• _SOURCE DATA_:
---------------

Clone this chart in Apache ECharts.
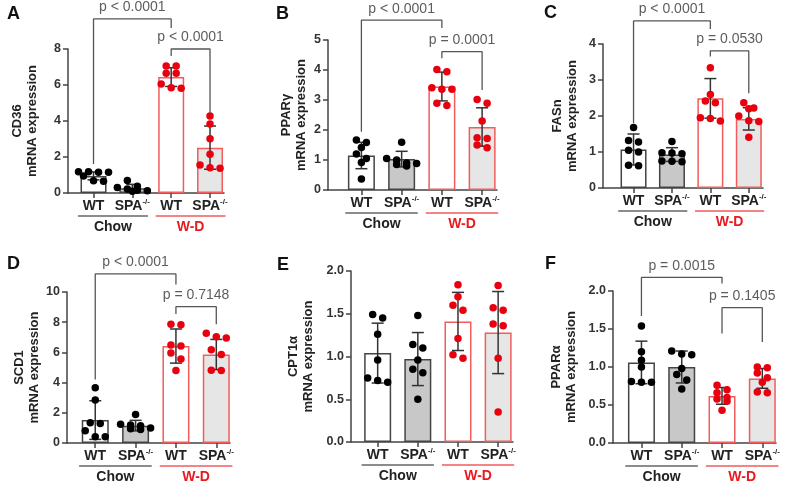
<!DOCTYPE html>
<html>
<head>
<meta charset="utf-8">
<script src="https://cdn.jsdelivr.net/npm/echarts@6/dist/echarts.min.js"></script>
<style>
  html, body { margin: 0; background: #fff; }
  #chart { width: 794px; height: 490px; }
</style>
</head>
<body>
<div id="chart"></div>
<script>
// group order in every panel: Chow WT, Chow SPA-/-, W-D WT, W-D SPA-/-
const genotypes = ['WT', 'SPA']
const diets = ['Chow', 'W-D']

const cd36Ticks = [0, 2, 4, 6, 8]
const cd36Mean = [0.95, 0.26, 6.44, 2.52]
const cd36Sd = [0.22, 0.22, 0.52, 1.2]
const cd36Dots = [
  [1.18, 1.18, 1.15, 1.15, 0.95, 0.68, 0.65],
  [0.7, 0.38, 0.3, 0.22, 0.15, 0.12, 0.1],
  [7.06, 7.06, 6.65, 6.65, 6.05, 5.85, 5.82],
  [4.28, 3.83, 3.02, 2.15, 1.55, 1.4, 1.37]
]
const cd36Tests = [
  { from: 1, to: 3, level: 9.67, legs: [1.61, 9.17], p: 'p < 0.0001' },
  { from: 3, to: 4, level: 8.0, legs: [7.61, 4.44], p: 'p < 0.0001' }
]

const ppargTicks = [0, 1, 2, 3, 4, 5]
const ppargMean = [1.15, 1.03, 3.45, 2.1]
const ppargSd = [0.44, 0.26, 0.48, 0.64]
const ppargDots = [
  [1.67, 1.58, 1.42, 1.2, 1.05, 0.92, 0.37],
  [1.59, 1.05, 1.0, 0.9, 0.88, 0.85, 0.8],
  [4.02, 3.94, 3.41, 3.36, 3.36, 2.89, 2.82],
  [3.02, 2.89, 2.3, 1.74, 1.72, 1.5, 1.41]
]
const ppargTests = [
  { from: 1, to: 3, level: 5.66, legs: [1.94, 5.4], p: 'p < 0.0001' },
  { from: 3, to: 4, level: 4.61, legs: [4.39, 3.33], p: 'p = 0.0001' }
]

const fasnTicks = [0, 1, 2, 3, 4]
const fasnMean = [1.07, 0.93, 2.49, 1.92]
const fasnSd = [0.43, 0.19, 0.55, 0.31]
const fasnDots = [
  [1.68, 1.32, 1.28, 1.05, 1.0, 0.63, 0.62],
  [1.29, 0.98, 0.97, 0.95, 0.75, 0.74, 0.73],
  [3.34, 2.6, 2.42, 2.37, 1.95, 1.93, 1.86],
  [2.37, 2.22, 2.2, 2.0, 1.87, 1.85, 1.41]
]
const fasnTests = [
  { from: 1, to: 3, level: 4.64, legs: [1.8, 4.42], p: 'p < 0.0001' },
  { from: 3, to: 4, level: 3.81, legs: [3.65, 2.63], p: 'p = 0.0530' }
]

const scd1Ticks = [0, 2, 4, 6, 8, 10]
const scd1Mean = [1.52, 1.15, 6.42, 5.86]
const scd1Sd = [1.28, 0.35, 1.13, 1.0]
const scd1Dots = [
  [3.66, 2.85, 1.34, 1.29, 0.81, 0.42, 0.42],
  [1.89, 1.25, 1.2, 1.15, 1.0, 0.95, 0.9],
  [7.87, 7.83, 6.49, 6.43, 5.96, 5.57, 4.8],
  [7.26, 7.04, 6.95, 6.18, 5.86, 4.82, 4.8]
]
const scd1Tests = [
  { from: 1, to: 3, level: 11.2, legs: [4.2, 10.5], p: 'p < 0.0001' },
  { from: 3, to: 4, level: 9.03, legs: [8.55, 7.87], p: 'p = 0.7148' }
]

const cpt1aTicks = [0, 0.5, 1.0, 1.5, 2.0]
const cpt1aMean = [1.04, 0.97, 1.41, 1.28]
const cpt1aSd = [0.35, 0.31, 0.34, 0.48]
const cpt1aDots = [
  [1.49, 1.45, 1.26, 0.96, 0.75, 0.72, 0.7],
  [1.48, 1.14, 1.1, 0.96, 0.85, 0.81, 0.5],
  [1.84, 1.7, 1.6, 1.54, 1.21, 1.02, 0.98],
  [1.83, 1.57, 1.54, 1.38, 1.36, 0.98, 0.35]
]
const cpt1aTests = []

const pparaTicks = [0, 0.5, 1.0, 1.5, 2.0]
const pparaMean = [1.06, 1.0, 0.62, 0.85]
const pparaSd = [0.28, 0.21, 0.11, 0.13]
const pparaDots = [
  [1.54, 1.2, 1.09, 1.0, 0.81, 0.8, 0.8],
  [1.21, 1.17, 1.16, 0.98, 0.9, 0.83, 0.71],
  [0.76, 0.7, 0.66, 0.6, 0.58, 0.55, 0.43],
  [1.0, 0.99, 0.92, 0.86, 0.8, 0.67, 0.66]
]
const pparaTests = [
  { from: 1, to: 3, level: 2.18, legs: [1.67, 2.1], p: 'p = 0.0015' },
  { from: 3, to: 4, level: 1.78, legs: [1.44, 1.33], p: 'p = 0.1405' }
]

const panels = [
  { letter: 'A', gene: 'CD36', ticks: cd36Ticks, mean: cd36Mean, sd: cd36Sd, dots: cd36Dots, tests: cd36Tests,
    box: { left: 68, top: 49, width: 156, height: 144 }, xRange: [0.343, 4.36], nameGap: 28, letterAt: [7, 5] },
  { letter: 'B', gene: 'PPARγ', ticks: ppargTicks, mean: ppargMean, sd: ppargSd, dots: ppargDots, tests: ppargTests,
    box: { left: 328, top: 40, width: 169, height: 150 }, xRange: [0.17, 4.37], nameGap: 19, letterAt: [276, 5] },
  { letter: 'C', gene: 'FASn', ticks: fasnTicks, mean: fasnMean, sd: fasnSd, dots: fasnDots, tests: fasnTests,
    box: { left: 603, top: 44, width: 160, height: 144 }, xRange: [0.205, 4.37], nameGap: 23, letterAt: [544, 4] },
  { letter: 'D', gene: 'SCD1', ticks: scd1Ticks, mean: scd1Mean, sd: scd1Sd, dots: scd1Dots, tests: scd1Tests,
    box: { left: 67, top: 292, width: 163, height: 151 }, xRange: [0.3, 4.34], nameGap: 18, letterAt: [7, 255] },
  { letter: 'E', gene: 'CPT1α', ticks: cpt1aTicks, mean: cpt1aMean, sd: cpt1aSd, dots: cpt1aDots, tests: cpt1aTests,
    box: { left: 351, top: 271, width: 162, height: 171 }, xRange: [0.336, 4.37], nameGap: 35, letterAt: [277, 256] },
  { letter: 'F', gene: 'PPARα', ticks: pparaTicks, mean: pparaMean, sd: pparaSd, dots: pparaDots, tests: pparaTests,
    box: { left: 613, top: 291, width: 163, height: 152 }, xRange: [0.294, 4.34], nameGap: 34, letterAt: [545, 255] }
]

const font = 'Arial, "Liberation Sans", Helvetica, sans-serif'
const axisColor = '#444444'
const barFill = ['#ffffff', '#c8c8c8', '#ffffff', '#e6e6e6']
const barEdge = ['#444444', '#444444', '#f25c5c', '#f25c5c']
const dotColor = ['#000000', '#000000', '#e8000f', '#e8000f']
const dietColor = ['#222222', '#e8191f']
const dietLine = ['#666666', '#f25c5c']

// spread dots sitting at about the same height into centred rows
function swarm(vals, pxPerUnit, gap = 10, rowTol = 6, rowMax = 4) {
  const order = vals.map((v, i) => i).sort((a, b) => vals[b] - vals[a])
  const offsets = vals.map(() => 0)
  let row = []
  const flush = () => {
    row.forEach((idx, k) => { offsets[idx] = (k - (row.length - 1) / 2) * gap })
    row = []
  }
  order.forEach(idx => {
    if (row.length && ((vals[row[0]] - vals[idx]) * pxPerUnit > rowTol || row.length >= rowMax)) flush()
    row.push(idx)
  })
  flush()
  return offsets
}

function renderErrorBar(params, api) {
  const x = api.value(0)
  const m = api.value(1)
  const s = api.value(2)
  const hi = api.coord([x, m + s])
  const lo = api.coord([x, m - s])
  const cap = 6
  const style = { stroke: '#333', lineWidth: 1.5 }
  return {
    type: 'group',
    children: [
      { type: 'line', shape: { x1: hi[0], y1: hi[1], x2: lo[0], y2: lo[1] }, style },
      { type: 'line', shape: { x1: hi[0] - cap, y1: hi[1], x2: hi[0] + cap, y2: hi[1] }, style },
      { type: 'line', shape: { x1: lo[0] - cap, y1: lo[1], x2: lo[0] + cap, y2: lo[1] }, style }
    ]
  }
}

function renderDiet(params, api) {
  const i = api.value(2)
  const a = api.coord([api.value(0) - 0.4, 0])
  const b = api.coord([api.value(1) + 0.4, 0])
  return {
    type: 'group',
    children: [
      { type: 'line', shape: { x1: a[0], y1: a[1] + 23, x2: b[0], y2: b[1] + 23 },
        style: { stroke: dietLine[i], lineWidth: 1.5 } },
      { type: 'text', style: { text: diets[i], x: (a[0] + b[0]) / 2, y: a[1] + 34, align: 'center',
        verticalAlign: 'middle', font: 'bold 14px ' + font, fill: dietColor[i] } }
    ]
  }
}

const option = {
  animation: false,
  textStyle: { fontFamily: font },
  title: [],
  grid: [],
  xAxis: [],
  yAxis: [],
  series: []
}

panels.forEach((p, k) => {
  const yMax = p.ticks[p.ticks.length - 1]
  const step = p.ticks[1] - p.ticks[0]
  const pxPerUnit = p.box.height / yMax
  const barWidth = Math.round(0.67 * p.box.width / (p.xRange[1] - p.xRange[0]))
  const decimals = step < 1 ? 1 : 0
  const xs = p.mean.map((m, i) => i + 1)

  option.title.push({
    text: p.letter, left: p.letterAt[0], top: p.letterAt[1], padding: 0,
    textStyle: { fontSize: 18, fontWeight: 'bold', color: '#111', fontFamily: font }
  })
  option.grid.push({ ...p.box })

  option.xAxis.push({
    gridIndex: k, type: 'value', min: p.xRange[0], max: p.xRange[1],
    axisLine: { show: true, lineStyle: { color: axisColor, width: 1.5 } },
    axisTick: { show: true, customValues: xs, length: 5, lineStyle: { color: axisColor, width: 1.5 } },
    axisLabel: {
      customValues: xs, margin: 5, fontSize: 14, fontWeight: 'bold', color: '#222', lineHeight: 16,
      formatter: v => {
        const g = genotypes[(Math.round(v) - 1) % 2]
        return g === 'WT' ? g : g + '{sup|-/-}'
      },
      rich: { sup: { fontSize: 8, fontWeight: 'bold', color: '#222', verticalAlign: 'top', lineHeight: 16 } }
    },
    splitLine: { show: false }
  })

  option.yAxis.push({
    gridIndex: k, type: 'value', min: 0, max: yMax, interval: step,
    name: p.gene + '\nmRNA expression', nameLocation: 'middle', nameGap: p.nameGap,
    nameTextStyle: { fontSize: 13, fontWeight: 'bold', color: '#222', lineHeight: 15 },
    axisLine: { show: true, lineStyle: { color: axisColor, width: 1.5 } },
    axisTick: { show: true, length: 5, lineStyle: { color: axisColor, width: 1.5 } },
    axisLabel: { fontSize: 12.5, fontWeight: 'bold', color: '#333', margin: 7, formatter: v => v.toFixed(decimals) },
    splitLine: { show: false }
  })

  option.series.push({
    type: 'bar', xAxisIndex: k, yAxisIndex: k, barWidth, z: 2,
    data: p.mean.map((m, i) => ({
      value: [i + 1, m],
      itemStyle: { color: barFill[i], borderColor: barEdge[i], borderWidth: 1.5 }
    }))
  })

  option.series.push({
    type: 'custom', xAxisIndex: k, yAxisIndex: k, z: 3, clip: false,
    renderItem: renderErrorBar, encode: { x: 0, y: 1 },
    data: p.mean.map((m, i) => [i + 1, m, p.sd[i]])
  })

  const dotData = []
  p.dots.forEach((vals, i) => {
    const off = swarm(vals, pxPerUnit)
    vals.forEach((v, j) => dotData.push({
      value: [i + 1, v], symbolOffset: [off[j], 0], itemStyle: { color: dotColor[i], opacity: 1 }
    }))
  })
  option.series.push({
    type: 'scatter', xAxisIndex: k, yAxisIndex: k, z: 4, symbolSize: 7.5, clip: false,
    itemStyle: { opacity: 1 }, data: dotData
  })

  option.series.push({
    type: 'custom', xAxisIndex: k, yAxisIndex: k, clip: false, silent: true,
    renderItem: renderDiet, encode: { x: [0, 1], y: 2 },
    data: diets.map((d, i) => [2 * i + 1, 2 * i + 2, i])
  })

  p.tests.forEach(t => {
    option.series.push({
      type: 'line', xAxisIndex: k, yAxisIndex: k, clip: false, silent: true, symbol: 'none', z: 5,
      lineStyle: { color: '#555', width: 1.3 },
      data: [[t.from, t.legs[0]], [t.from, t.level], [t.to, t.level], [t.to, t.legs[1]]]
    })
    option.series.push({
      type: 'scatter', xAxisIndex: k, yAxisIndex: k, clip: false, silent: true, symbolSize: 1, z: 5,
      itemStyle: { color: 'rgba(0,0,0,0)' },
      label: { show: true, position: 'top', distance: 4, formatter: t.p, fontSize: 14, color: '#333' },
      data: [[(t.from + t.to) / 2, t.level]]
    })
  })
})

const chart = echarts.init(document.getElementById('chart'))
chart.setOption(option)
</script>
</body>
</html>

---------------

• _TASK TO CARRY OUT_: Reproduce exactly the run of lines that opens the listing and closes with the line holding "const diets = ['Chow', 'W-D']". Pictures are excluded.

• _RESULT OF THIS EXERCISE_:
Clone this chart in Apache ECharts.
<!DOCTYPE html>
<html>
<head>
<meta charset="utf-8">
<script src="https://cdn.jsdelivr.net/npm/echarts@6/dist/echarts.min.js"></script>
<style>
  html, body { margin: 0; background: #fff; }
  #chart { width: 794px; height: 490px; }
</style>
</head>
<body>
<div id="chart"></div>
<script>
// group order in every panel: Chow WT, Chow SPA-/-, W-D WT, W-D SPA-/-
const genotypes = ['WT', 'SPA']
const diets = ['Chow', 'W-D']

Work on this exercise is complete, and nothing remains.